"The remedies of seasonable recollections": A Hackney Phalanx Sermon for the Fifth Sunday in Lent

From A Course of Sermons, for the Lord's Day throughout the Year, Volume I (1817) by Joseph Holden Pott - associated with the Hackney Phalanx - a sermon for the Fifth Sunday in Lent. This extract is yet further evidence of the ascetic seriousness which can be found in pre-1833 Anglican Lenten preaching, suggesting something rather different to the Tractarian critique of the supposedly 'High and Dry' tradition:

Let us then be careful how we misapply the pleas of natural infirmity. Let not the sense of weakness lead us to forget the remedies which are placed within our reach; the remedies of grace and truth; the remedies of seasonable recollections, of humble thoughts, and timely exercises of religious culture. Above all, let us learn to despise the gross folly of pretended frailties, when the sad and voluntary servitude to base and unworthy objects of pursuit is manifested in our whole choice, and evident in all our conduct. 

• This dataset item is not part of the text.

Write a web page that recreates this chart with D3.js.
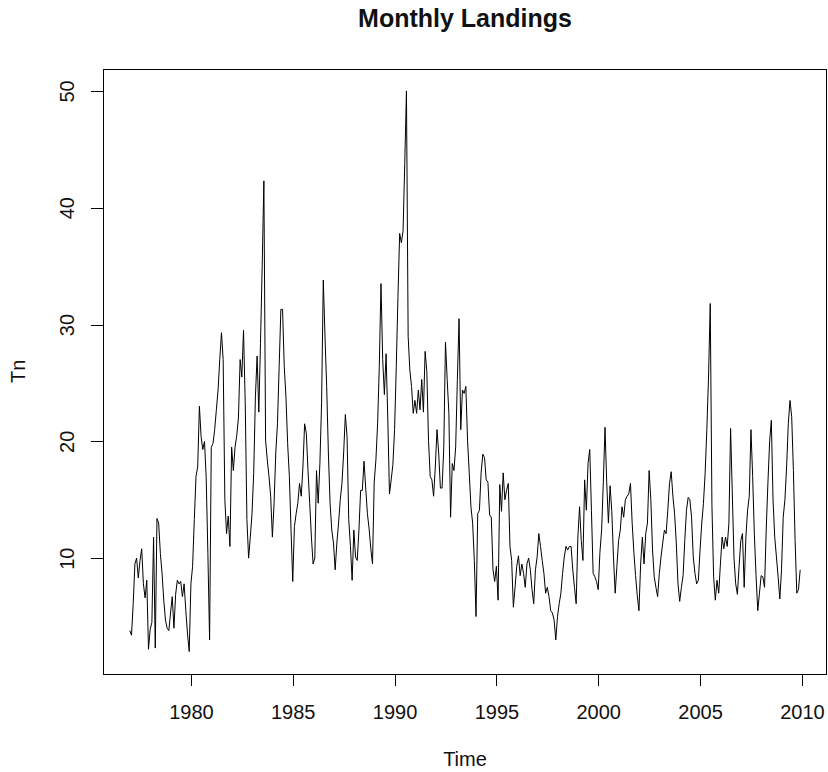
<!DOCTYPE html>
<html>
<head>
<meta charset="UTF-8">
<title>Monthly Landings</title>
<style>
  body { margin: 0; background: #fff; }
  svg { display: block; background: #fff; }
  text { font-family: "Liberation Sans", Arial, sans-serif; fill: #111; }
  .axis text { font-size: 20px; }
  .axis line, .axis path { stroke: #000; shape-rendering: crispEdges; }
  .frame { fill: none; stroke: #000; shape-rendering: crispEdges; }
  .series { fill: none; stroke: #000; stroke-width: 1px; }
</style>
<script src="https://cdn.jsdelivr.net/npm/d3@7/dist/d3.min.js"></script>
</head>
<body>
<div id="chart"></div>
<script>
// monthly values, Jan..Dec
var startYear = 1977;
var y1977 = [3.8, 3.4, 6.1, 9.5, 10.0, 8.3, 9.8, 10.8, 7.8, 6.6, 8.1, 2.2];
var y1978 = [3.9, 4.5, 11.8, 2.3, 13.4, 13.0, 10.4, 8.7, 6.4, 4.7, 4.0, 3.8];
var y1979 = [5.3, 6.7, 4.0, 6.9, 8.1, 7.8, 8.0, 6.7, 7.8, 5.5, 3.5, 2.0];
var y1980 = [7.8, 9.3, 13.3, 17.0, 17.8, 23.0, 20.4, 19.3, 20.0, 16.9, 10.4, 3.0];
var y1981 = [19.5, 19.8, 21.0, 22.7, 24.4, 27.0, 29.3, 27.0, 15.0, 12.1, 13.6, 11.0];
var y1982 = [19.5, 17.5, 19.5, 20.5, 22.0, 27.0, 25.5, 29.5, 23.3, 13.3, 10.0, 11.8];
var y1983 = [13.8, 17.3, 23.8, 27.3, 22.5, 28.4, 35.0, 42.3, 20.1, 18.4, 17.0, 15.3];
var y1984 = [11.8, 14.7, 19.0, 21.5, 26.4, 31.3, 31.3, 26.4, 23.8, 19.8, 17.0, 12.4];
var y1985 = [8.0, 12.7, 13.8, 14.7, 16.4, 15.3, 17.8, 21.5, 20.7, 17.5, 14.7, 11.8];
var y1986 = [9.5, 10.0, 17.5, 14.7, 18.1, 23.3, 33.8, 29.0, 24.7, 19.0, 14.7, 12.4];
var y1987 = [11.3, 9.0, 11.3, 13.0, 15.0, 16.4, 19.0, 22.3, 20.4, 13.3, 11.0, 8.1];
var y1988 = [12.4, 10.1, 9.8, 12.4, 15.8, 15.8, 18.3, 16.0, 13.8, 12.5, 10.8, 9.5];
var y1989 = [16.5, 18.4, 21.5, 26.4, 33.5, 27.0, 24.0, 27.5, 22.0, 15.5, 16.7, 18.0];
var y1990 = [21.0, 26.4, 32.4, 37.8, 37.0, 38.0, 43.8, 50.0, 29.0, 26.1, 24.7, 22.4];
var y1991 = [23.5, 22.4, 24.4, 22.7, 25.3, 22.5, 27.7, 26.0, 20.1, 17.0, 16.7, 15.3];
var y1992 = [17.8, 21.0, 19.0, 16.0, 16.0, 19.5, 28.5, 25.3, 22.4, 13.5, 18.1, 17.5];
var y1993 = [19.5, 25.3, 30.5, 21.0, 24.4, 24.1, 24.7, 20.1, 17.3, 14.4, 13.0, 9.8];
var y1994 = [5.0, 13.8, 14.1, 17.3, 18.9, 18.6, 16.7, 16.5, 13.7, 13.5, 9.0, 8.0];
var y1995 = [9.3, 6.4, 16.3, 14.0, 17.3, 15.0, 15.8, 16.4, 11.0, 9.8, 5.8, 7.5];
var y1996 = [9.3, 10.2, 8.5, 9.5, 8.7, 7.5, 9.5, 10.0, 9.0, 7.3, 6.1, 9.0];
var y1997 = [10.1, 12.1, 11.0, 9.8, 8.7, 7.0, 7.5, 6.7, 5.5, 5.3, 4.7, 3.0];
var y1998 = [5.0, 6.1, 7.0, 8.7, 10.1, 11.0, 10.7, 11.0, 11.0, 9.0, 7.5, 6.1];
var y1999 = [11.8, 14.4, 11.5, 9.8, 16.7, 14.1, 18.1, 19.3, 14.1, 8.7, 8.4, 8.0];
var y2000 = [7.3, 10.5, 12.4, 16.5, 21.2, 16.5, 13.0, 16.2, 14.0, 10.0, 7.0, 9.3];
var y2001 = [11.5, 12.4, 14.4, 13.5, 15.0, 15.3, 15.5, 16.4, 13.0, 10.5, 8.5, 6.8];
var y2002 = [5.5, 9.5, 11.8, 9.5, 12.1, 13.0, 17.5, 15.0, 10.7, 8.4, 7.5, 6.7];
var y2003 = [8.7, 10.1, 11.3, 12.4, 12.1, 14.1, 16.4, 17.4, 15.3, 13.8, 11.3, 7.8];
var y2004 = [6.3, 7.5, 8.5, 11.5, 14.1, 15.2, 15.0, 13.5, 10.1, 8.7, 7.8, 8.1];
var y2005 = [10.7, 13.0, 14.7, 17.3, 21.0, 25.5, 31.8, 14.5, 8.4, 6.4, 8.1, 7.0];
var y2006 = [9.5, 11.8, 10.8, 11.8, 11.0, 13.0, 21.1, 15.5, 10.0, 7.8, 6.9, 9.3];
var y2007 = [11.5, 12.1, 7.5, 11.8, 14.1, 15.3, 21.0, 17.0, 12.0, 8.5, 5.5, 7.0];
var y2008 = [8.5, 8.4, 7.5, 12.5, 16.5, 20.0, 21.8, 15.0, 11.8, 10.1, 8.4, 6.5];
var y2009 = [9.0, 13.5, 15.0, 17.8, 21.5, 23.5, 22.1, 17.5, 11.5, 7.0, 7.3, 9.0];

var xTicks = [1980, 1985, 1990, 1995, 2000, 2005, 2010];
var yTicks = [10, 20, 30, 40, 50];

var landings = [].concat(y1977, y1978, y1979, y1980, y1981, y1982, y1983, y1984,
  y1985, y1986, y1987, y1988, y1989, y1990, y1991, y1992, y1993, y1994, y1995,
  y1996, y1997, y1998, y1999, y2000, y2001, y2002, y2003, y2004, y2005, y2006,
  y2007, y2008, y2009);

var data = landings.map(function(v, i) { return { t: startYear + i / 12, v: v }; });

var width = 828, height = 772;
var plotLeft = 103, plotRight = 827, plotTop = 68.5, plotBottom = 674;

// pad the ranges by 4% each side, like the original plot
function padded(ext) {
  var p = (ext[1] - ext[0]) * 0.04;
  return [ext[0] - p, ext[1] + p];
}

var tExt = d3.extent(data, function(d) { return d.t; });
var vExt = d3.extent(data, function(d) { return d.v; });

var xScale = d3.scaleLinear().domain(padded(tExt)).range([plotLeft, plotRight]);
var yScale = d3.scaleLinear().domain(padded(vExt)).range([plotBottom, plotTop]);

var svg = d3.select("#chart")
  .append("svg")
  .attr("width", width)
  .attr("height", height);

// series
var line = d3.line()
  .x(function(d) { return xScale(d.t); })
  .y(function(d) { return yScale(d.v); });

svg.append("path")
  .datum(data)
  .attr("class", "series")
  .attr("d", line);

// axes
var xAxis = d3.axisBottom(xScale)
  .tickValues(xTicks)
  .tickFormat(d3.format("d"))
  .tickSize(12)
  .tickSizeOuter(0);

var xAxisG = svg.append("g")
  .attr("class", "axis")
  .attr("transform", "translate(0," + plotBottom + ")")
  .call(xAxis);
xAxisG.select(".domain").remove();
xAxisG.selectAll(".tick text")
  .attr("y", 38)
  .attr("dy", "0.35em");

var yAxis = d3.axisLeft(yScale)
  .tickValues(yTicks)
  .tickSize(12)
  .tickSizeOuter(0);

var yAxisG = svg.append("g")
  .attr("class", "axis")
  .attr("transform", "translate(" + plotLeft + ",0)")
  .call(yAxis);
yAxisG.select(".domain").remove();
yAxisG.selectAll(".tick text")
  .attr("transform", "rotate(-90)")
  .attr("x", 0)
  .attr("y", -36)
  .attr("dy", "0.35em")
  .attr("text-anchor", "middle");

// box round the plot
svg.append("rect")
  .attr("class", "frame")
  .attr("x", plotLeft + 0.5)
  .attr("y", Math.round(plotTop) + 0.5)
  .attr("width", plotRight - plotLeft - 1)
  .attr("height", Math.round(plotBottom) - Math.round(plotTop));

// titles
svg.append("text")
  .attr("x", (plotLeft + plotRight) / 2)
  .attr("y", 27)
  .attr("text-anchor", "middle")
  .style("font-size", "25px")
  .style("font-weight", "bold")
  .text("Monthly Landings");

svg.append("text")
  .attr("x", (plotLeft + plotRight) / 2)
  .attr("y", 759)
  .attr("dy", "0.35em")
  .attr("text-anchor", "middle")
  .style("font-size", "20px")
  .text("Time");

svg.append("text")
  .attr("transform", "translate(18," + (plotTop + plotBottom) / 2 + ") rotate(-90)")
  .attr("dy", "0.35em")
  .attr("text-anchor", "middle")
  .style("font-size", "20px")
  .text("Tn");
</script>
</body>
</html>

The lowest estimate which we can frame of the healing nature of divine grace, which is given together with the word of truth, must inevitably oblige us to admit, that unless we shall be wanting to ourselves, those succours will suffice to countervail the force of human frailty in due measure, and to correct the influence of corrupt propensities ... If then the burden of our common frailty, those weights, of which it is so significantly said, that they so easily beset us, if these impediments remain; yet let us remember, that they do not remain as exceptions to our duty, but as motives rather to religious prudence and exertion.